Face aux élus locaux et aux députés ultramarins, c’est bien souvent la bataille rangée, comme en 2018 lors des débats budgétaires, quand les parlementaires du Pacifique apprennent la disparition du financement du fonds vert ou encore, quand elle évoque « l’État associé » en parlant de la Nouvelle-Calédonie. Cette « Nord-américaine » savait parfaitement ce qu’elle disait.
Le monde économique ultramarin ne l’a pas non plus ménagée, jusqu’à très récemment, avec la crise sanitaire et économique liée au Covid. Qu’importe, Annick Girardin a été choisie pour exécuter les directives de l’Élysée et Matignon, quitte à prendre des coups. Ce qu’elle sait faire. Irma, crise sociale à Mayotte, gilets jaunes à La Réunion, nouveau PPRN à Saint-Martin, chlordécone et sargasses aux Antilles, indemnisations des essais nucléaires en Polynésie, référendum en Nouvelle-Calédonie, réforme des congès bonifiés, des aides économiques ou des retraites, coronavirus à Mayotte et en Guyane : son mandat de ministre des Outre-mer n’a pas été de tout repos. Appréciée ou pas, la Saint-pierraise aura marqué son Ministère. Passée par aucune grande école faiseuse de politique, Annick Girardin est certainement le profil le plus atypique du gouvernement.

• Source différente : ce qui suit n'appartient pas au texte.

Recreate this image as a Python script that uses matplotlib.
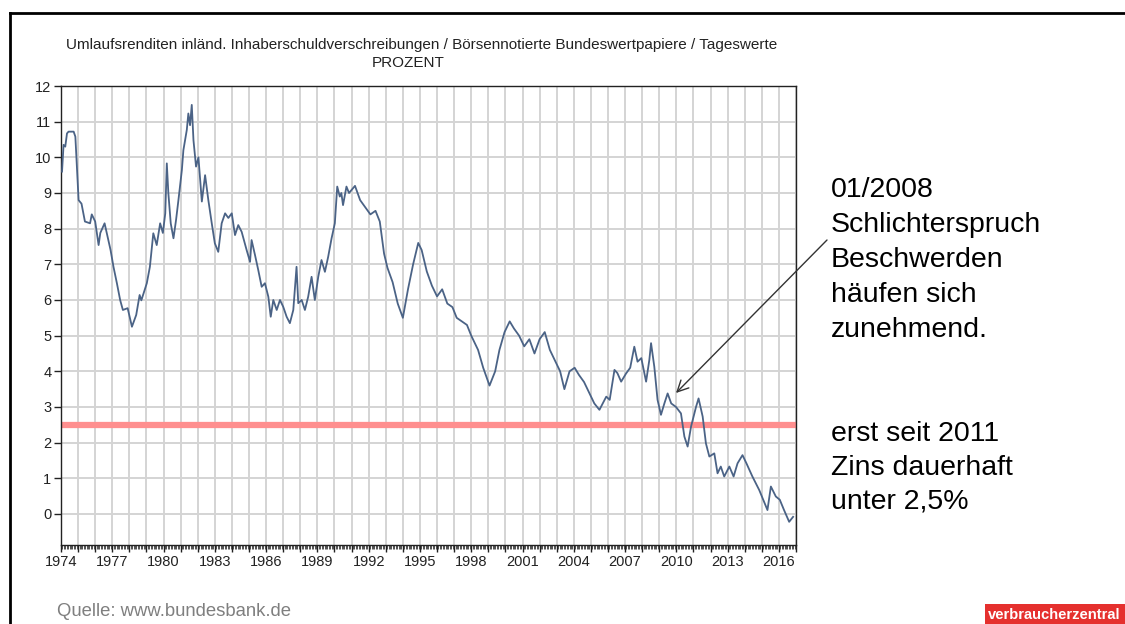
import numpy as np
import matplotlib.pyplot as plt
from matplotlib.lines import Line2D
from matplotlib.patches import Rectangle
import matplotlib.transforms as mtransforms

plt.rcParams['font.family'] = ['Liberation Sans', 'DejaVu Sans']

# Umlaufsrendite (Prozent)
years = [1974.06, 1974.15, 1974.25, 1974.35, 1974.44, 1974.74, 1974.84, 1975.03, 1975.2, 1975.4,
         1975.7, 1975.8, 1976.0, 1976.2, 1976.3, 1976.55, 1976.9, 1977.07, 1977.27, 1977.46,
         1977.62, 1977.9, 1978.15, 1978.4, 1978.6, 1978.7, 1979.02, 1979.2, 1979.4, 1979.6,
         1979.8, 1979.96, 1980.1, 1980.19, 1980.28, 1980.42, 1980.58, 1980.73, 1980.87, 1981.07,
         1981.16, 1981.36, 1981.45, 1981.55, 1981.65, 1981.75, 1981.9, 1982.04, 1982.24, 1982.43,
         1982.62, 1982.82, 1983.0, 1983.2, 1983.4, 1983.6, 1983.79, 1983.99, 1984.18, 1984.37,
         1984.57, 1984.86, 1985.06, 1985.15, 1985.35, 1985.54, 1985.74, 1985.93, 1986.13, 1986.27,
         1986.42, 1986.62, 1986.81, 1987.0, 1987.2, 1987.39, 1987.59, 1987.78, 1987.88, 1988.08,
         1988.27, 1988.46, 1988.66, 1988.85, 1989.05, 1989.24, 1989.44, 1989.63, 1989.83, 1990.02,
         1990.16, 1990.31, 1990.4, 1990.5, 1990.7, 1990.85, 1991.2, 1991.5, 1991.8, 1992.1,
         1992.4, 1992.65, 1992.9, 1993.1, 1993.4, 1993.7, 1994.0, 1994.3, 1994.6, 1994.9,
         1995.1, 1995.4, 1995.7, 1996.0, 1996.3, 1996.6, 1996.9, 1997.15, 1997.45, 1997.75,
         1998.0, 1998.4, 1998.7, 1999.07, 1999.4, 1999.65, 1999.95, 2000.25, 2000.5, 2000.8,
         2001.1, 2001.4, 2001.7, 2002.0, 2002.3, 2002.6, 2002.9, 2003.2, 2003.45, 2003.75,
         2004.05, 2004.3, 2004.6, 2004.9, 2005.2, 2005.5, 2005.9, 2006.1, 2006.38, 2006.55,
         2006.77, 2007.06, 2007.3, 2007.54, 2007.73, 2007.95, 2008.23, 2008.42, 2008.52, 2008.71,
         2008.9, 2009.1, 2009.3, 2009.49, 2009.7, 2009.98, 2010.27, 2010.47, 2010.66, 2010.86,
         2011.15, 2011.3, 2011.54, 2011.73, 2011.93, 2012.22, 2012.41, 2012.6, 2012.8, 2013.1,
         2013.35, 2013.58, 2013.87, 2014.1, 2014.45, 2014.85, 2015.33, 2015.53, 2015.82, 2016.05,
         2016.3, 2016.6, 2016.83]
rates = [9.6, 10.35, 10.3, 10.67, 10.72, 10.72, 10.58, 8.8, 8.7, 8.2,
         8.15, 8.4, 8.2, 7.54, 7.88, 8.15, 7.4, 6.93, 6.47, 6.0,
         5.72, 5.77, 5.25, 5.58, 6.14, 5.99, 6.47, 6.93, 7.87, 7.54,
         8.15, 7.88, 8.43, 9.83, 9.0, 8.15, 7.73, 8.24, 8.8, 9.64,
         10.2, 10.77, 11.23, 10.9, 11.47, 10.48, 9.74, 10.0, 8.76, 9.5,
         8.8, 8.15, 7.59, 7.35, 8.15, 8.43, 8.3, 8.43, 7.82, 8.1,
         7.91, 7.4, 7.07, 7.68, 7.26, 6.84, 6.37, 6.47, 6.09, 5.53,
         6.0, 5.72, 6.0, 5.81, 5.53, 5.35, 5.72, 6.93, 5.91, 6.0,
         5.72, 6.09, 6.65, 6.0, 6.65, 7.12, 6.79, 7.21, 7.73, 8.15,
         9.18, 8.9, 9.0, 8.66, 9.18, 9.0, 9.2, 8.8, 8.6, 8.4,
         8.5, 8.2, 7.3, 6.9, 6.5, 5.9, 5.5, 6.3, 7.0, 7.6,
         7.4, 6.8, 6.4, 6.1, 6.3, 5.9, 5.8, 5.5, 5.4, 5.3,
         5.0, 4.6, 4.1, 3.6, 4.0, 4.6, 5.1, 5.4, 5.2, 5.0,
         4.7, 4.9, 4.5, 4.9, 5.1, 4.6, 4.3, 4.0, 3.5, 4.0,
         4.1, 3.9, 3.7, 3.4, 3.1, 2.92, 3.29, 3.2, 4.04, 3.95,
         3.71, 3.94, 4.1, 4.69, 4.27, 4.37, 3.71, 4.32, 4.79, 4.13,
         3.2, 2.78, 3.1, 3.38, 3.1, 3.0, 2.82, 2.17, 1.89, 2.45,
         3.0, 3.24, 2.73, 1.98, 1.61, 1.7, 1.14, 1.33, 1.05, 1.33,
         1.05, 1.42, 1.65, 1.42, 1.05, 0.67, 0.11, 0.77, 0.49, 0.4,
         0.11, -0.22, -0.08]

label_years = list(range(1974, 2017, 3))
ytick_vals = list(range(0, 13))
threshold = 2.5

W, H = 1125, 624
fig = plt.figure(figsize=(W/100, H/100), dpi=100)

def fx(px):
    return px / W

def fy(py):
    return 1 - py / H

ax = fig.add_axes([fx(61), fy(545), fx(796) - fx(61), fy(86) - fy(545)])
ax.plot(years, rates, color='#4b6386', lw=1.3, zorder=3)
ax.axhline(threshold, color='#ff8f8f', lw=4.5, zorder=2)

ax.set_xlim(1974, 2017)
ax.set_ylim(-0.87, 12)

ax.set_yticks(ytick_vals)
ax.set_yticklabels([str(v) for v in ytick_vals])
ax.set_xticks(range(1974, 2018))
ax.set_xticklabels([str(y) if y in label_years else '' for y in range(1974, 2018)])
ax.set_xticks(np.arange(1974, 2017, 1/12), minor=True)
offset = mtransforms.ScaledTranslation(0.0856, 0, fig.dpi_scale_trans)
for lab in ax.get_xticklabels():
    lab.set_transform(lab.get_transform() + offset)

ax.grid(True, which='major', color='#d4d4d4', lw=1.4, zorder=0)
ax.tick_params(axis='both', which='major', direction='out', length=5, width=1,
               labelsize=10.5, colors='#222222', pad=2)
ax.tick_params(axis='x', which='minor', direction='out', length=3, width=0.6, colors='#333333')
for s in ax.spines.values():
    s.set_color('#222222')
    s.set_linewidth(1)

fig.text(fx(422), fy(45), 'Umlaufsrenditen inländ. Inhaberschuldverschreibungen / Börsennotierte '
         'Bundeswertpapiere / Tageswerte', ha='center', va='center', fontsize=11, color='#222222')
fig.text(fx(408), fy(63), 'PROZENT', ha='center', va='center', fontsize=11, color='#222222')

note1 = ['01/2008', 'Schlichterspruch', 'Beschwerden', 'häufen sich', 'zunehmend.']
for i, t in enumerate(note1):
    fig.text(fx(831), fy(197 + 35 * i), t, ha='left', va='baseline', fontsize=20.5, color='black')
note2 = ['erst seit 2011', 'Zins dauerhaft', 'unter 2,5%']
for i, t in enumerate(note2):
    fig.text(fx(831), fy(441 + 34 * i), t, ha='left', va='baseline', fontsize=20.5, color='black')

ax.annotate('', xy=(fx(676), fy(393)), xycoords='figure fraction',
            xytext=(fx(827), fy(240)), textcoords='figure fraction',
            arrowprops=dict(arrowstyle='->', color='#333333', lw=1, mutation_scale=20,
                            shrinkA=0, shrinkB=0))

fig.text(fx(57), fy(612), 'Quelle: www.bundesbank.de', ha='left', va='center',
         fontsize=13.3, color='#7f7f7f')

# slide frame
fig.add_artist(Line2D([fx(10), 1], [fy(13), fy(13)], color='black', lw=2))
fig.add_artist(Line2D([fx(10), fx(10)], [fy(13), 0], color='black', lw=2))

# logo strip
fig.add_artist(Rectangle((fx(985), 0), 1 - fx(985), fy(604), color='#e5302e', lw=0))
fig.text(fx(988), fy(615), 'verbraucherzentral', ha='left', va='center', fontsize=10.6,
         fontweight='bold', color='white')

fig.savefig('out.png', dpi=100)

Son successeur aura à charge des dossiers brûlants, d’autres moins. Il faudra surtout accompagner la Guyane et Mayotte, toujours sur le feu de l’épidémie de coronavirus. Il faudra aussi poursuivre la sortie de l’Accord de Nouméa avec le second référendum d’autodétermination en octobre prochain. Annick Girardin laisse également derrière elle la Trajectoire Outre-mer 5.0, qu’elle avait initié en 2019, et poursuivre la mise en œuvre des Assises des Outre-mer et du « Livre Bleu » qui en découle. Il faudra surtout à son successeur la même ténacité, le même cuir pour faire face aux élus des territoires et acteurs économiques prêts à en découdre avec la politique du gouvernement.
De son côté, Annick Girardin prouve encore, ce lundi 6 juillet, son indispensabilité et sa durabilité. Toujours comme Jean-Yves Le Drian, le Menhir, elle reste au gouvernement et récupère le portefeuille de la Mer, qui par la même occasion se voit promu en Ministère. Un souhait qu’elle portait d’ailleurs depuis le quinquennat de François Hollande, mais en le rattachant aux Outre-mer. Et qui de mieux pour incarner les mers françaises que la Saint-pierraise, qui trois ans durant, a écumé les Outre-mer qui représentent, rappelons-le, 90% des ZEE de la France.